OP indicated they've tried both a direct laptop connection as well as another router. That seems to meet the requirement for having ruled out his home-made router, though obviously I agree one should attempt to rule out any possible errors by doing transparent packet sniffing analyzing the problem carefully before escalating an issue. Hopefully everyone on this list knows the value of the tech on the other end of the line's time :slight_smile:

Matt

Matt,

I missed where the OP indicated they’ve tried both a direct laptop connection as well as another router. I think you may have seen my reply suggesting that and thought that was the OP stating he’d done it.

-mel

As from a consumers standpoint, Verizon FIOS has published an IPv6 website, created a discussion forum, and stated they would soon support. That was 14 years ago.

Joe Klein

Neil,

Sorry, I must have missed that branch of the thread. When you had a computer directly connected, did you happen to run a wire shark capture? That wouldn’t require an Ethernet tap.

-mel

I dunno … I had to turn Verizon’s FiOS IPv6 off because it wasn’t playing well with my Pulse VPN. So they are providing it now (maybe not supporting it :wink:

His IPv6 was staying up. It was only his IPv4 breaking.

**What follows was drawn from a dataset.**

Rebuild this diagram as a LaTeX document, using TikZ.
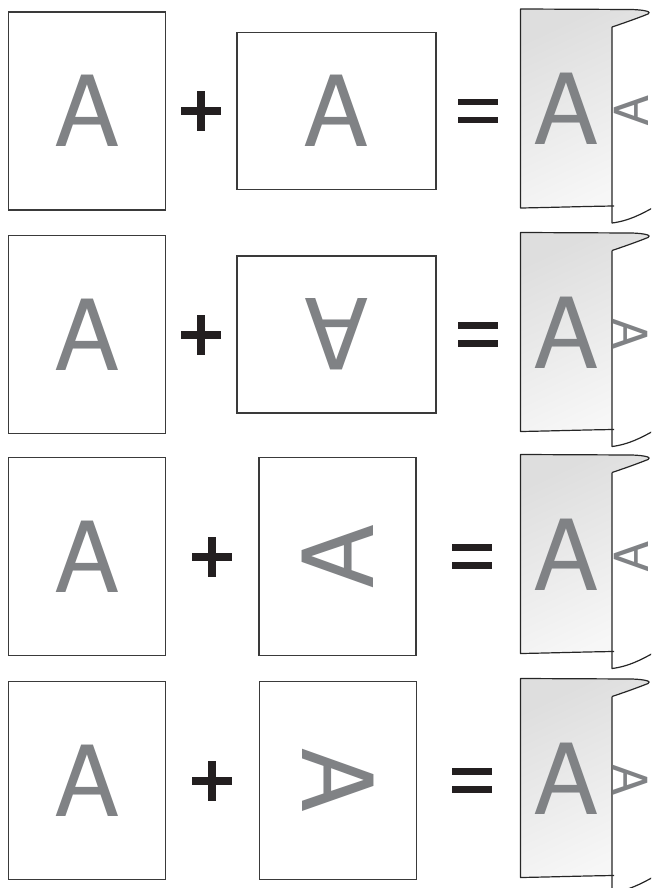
\documentclass[tikz,border=0pt]{standalone}
\usepackage{fontspec}
\usepackage{xcolor}
\usepackage{tikz}
\usetikzlibrary{positioning}
\newfontfamily\glyphfont{TeX Gyre Heros}
\definecolor{glyphgray}{HTML}{808285}
\definecolor{framegray}{HTML}{3A3A3A}
\definecolor{signblack}{HTML}{231F20}

\begin{document}
\begin{tikzpicture}[x=1pt, y=-1pt,
portrait/.style={draw=framegray, line width=1.3pt, fill=white, minimum width=157pt, minimum height=198pt, inner sep=0pt},
landscape/.style={draw=framegray, line width=1.3pt, fill=white, minimum width=199pt, minimum height=157pt, inner sep=0pt},
glyph/.style={text=glyphgray, inner sep=0pt, font=\glyphfont\fontsize{98}{98}\selectfont},
smallglyph/.style={text=glyphgray, inner sep=0pt, font=\glyphfont\fontsize{47}{47}\selectfont},
sheet/.style={draw=black!85, line width=1.2pt, line join=round},
plussign/.pic={\fill[signblack] (-20,-4) rectangle (20,4); \fill[signblack] (-4,-20) rectangle (4,20);},
eqsign/.pic={\fill[signblack] (-20,-12.25) rectangle (20,-5.75); \fill[signblack] (-20,5.75) rectangle (20,12.25);}
]
\useasboundingbox (0,0) rectangle (651,888);
\clip (0,0) rectangle (651,888);

% row / centre y / middle sheet / its x / letter turn / plus x / equals x / back letter turn
\foreach \r/\cy/\shp/\mx/\rot/\px/\ex/\brot in {
  1/111/landscape/336.5/0/201/478/90,
  2/334.5/landscape/336.5/180/201/478/-90,
  3/556.5/portrait/337.5/90/212/472/90,
  4/780.5/portrait/338/-90/212/472/-90}
{
  % first sheet
  \node[portrait] (src\r) at (87,\cy) {};
  \node[glyph] (srcA\r) at (src\r.center) {A};
  \pic at (\px,\cy) {plussign};
  % second sheet
  \node[\shp] (add\r) at (\mx,\cy) {};
  \node[glyph, rotate=\rot] (addA\r) at (add\r.center) {A};
  \pic at (\ex,\cy) {eqsign};
  % folded result: front page with the curl on top
  \shade[top color=black!13, bottom color=black!3, shading angle=25]
    (520.5,\cy-102) -- (632,\cy-101.5) .. controls (646,\cy-101) and (652,\cy-99) .. (648,\cy-97)
    .. controls (638,\cy-93) and (624,\cy-88) .. (612,\cy-84) -- (612,\cy+95)
    .. controls (580,\cy+95.5) and (550,\cy+96.5) .. (520.5,\cy+97) -- cycle;
  \draw[sheet] (612,\cy-84) .. controls (624,\cy-88) and (638,\cy-93) .. (648,\cy-97)
    .. controls (652,\cy-99) and (646,\cy-101) .. (632,\cy-101.5) -- (520.5,\cy-102)
    -- (520.5,\cy+97) .. controls (550,\cy+96.5) and (580,\cy+95.5) .. (614,\cy+95);
  \draw[sheet] (612,\cy-84) -- (612,\cy+112)
    .. controls (628,\cy+110) and (640,\cy+104) .. (656,\cy+95);
  \node[glyph] (resA\r) at (566.5,\cy-2) {A};
  \node[smallglyph, rotate=\brot] (backA\r) at (631,\cy) {A};
}
\end{tikzpicture}
\end{document}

Maybe it’s Verizon’s way of telling you to go IPv6-only and do NAT64/DNS64 on your home network. (Only half-joking.) Be good for them to be able to operate the FIOS more like the wireless and not worry about giving customer devices IPv6.

Out of curiosity, when the IPv4 is working, is it a globally routable address or CGNAT?

Of course, I meant, “not worry about giving customer devices IPv4.”